# Disappearing EO!



## JessK (May 28, 2015)

Hi,

I used sweet orange essential oil in some homemade melt and pour soap base recently, at 1tsp per lb. It smelt GREAT on the finished soap, but has faded after literally two hand washes.

Do I need to use more, or use a different oil?

I would prefer to use an EO rather than FO, but all suggestions gratefully received. 

Thanks


----------



## lsg (May 28, 2015)

Citrus oils are famous for fading.  Try using a little litsea cubeba or vetiver essentail oils with your citrus oils.  Or you can use 15X citrus oils which don't fade as bad.


----------



## Earthen_Step (May 28, 2015)

JessK said:


> Hi,
> 
> I used sweet orange essential oil in some homemade melt and pour soap base recently, at 1tsp per lb.

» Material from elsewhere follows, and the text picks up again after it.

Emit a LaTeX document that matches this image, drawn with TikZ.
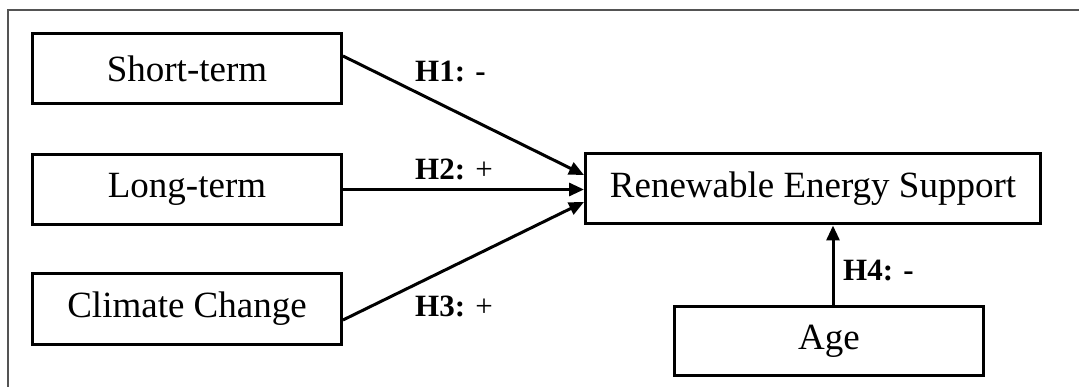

It smelt GREAT on the finished soap, but has faded after literally two hand washes.
> 
> ...



+1 to LSG.  You'll really want to make blends when dealing with citrus.  I dunno why it works, but when I make blends the citrus will stay around.  Whenever I work with orange, lemon, lime, tangerine I will always blend it with something that has staying power.  Litsea and Lemongrass are great citrusy scents that help bind the weaker ones.  Many non-citrus scents really help, but then you may detract from the fragrance if you are trying to make a light citrus smell.


----------



## snappyllama (May 28, 2015)

The other you can do is look for a folded EO... like Orangex5. The concentrated scent holds up better.


----------



## Dahila (May 28, 2015)

Orange 5x does not hold,  I tried, three times.  It will be nice to combine it with litsea.


----------



## snappyllama (May 28, 2015)

Whoops... mine is 10x Orange from BB.  It's holding up very well. I have a orange/clove blend from last August that's still very fragrant and a single note one from December that's still pretty strong.


----------



## JessK (May 31, 2015)

Thanks everyone! I will experiment with these blends.


----------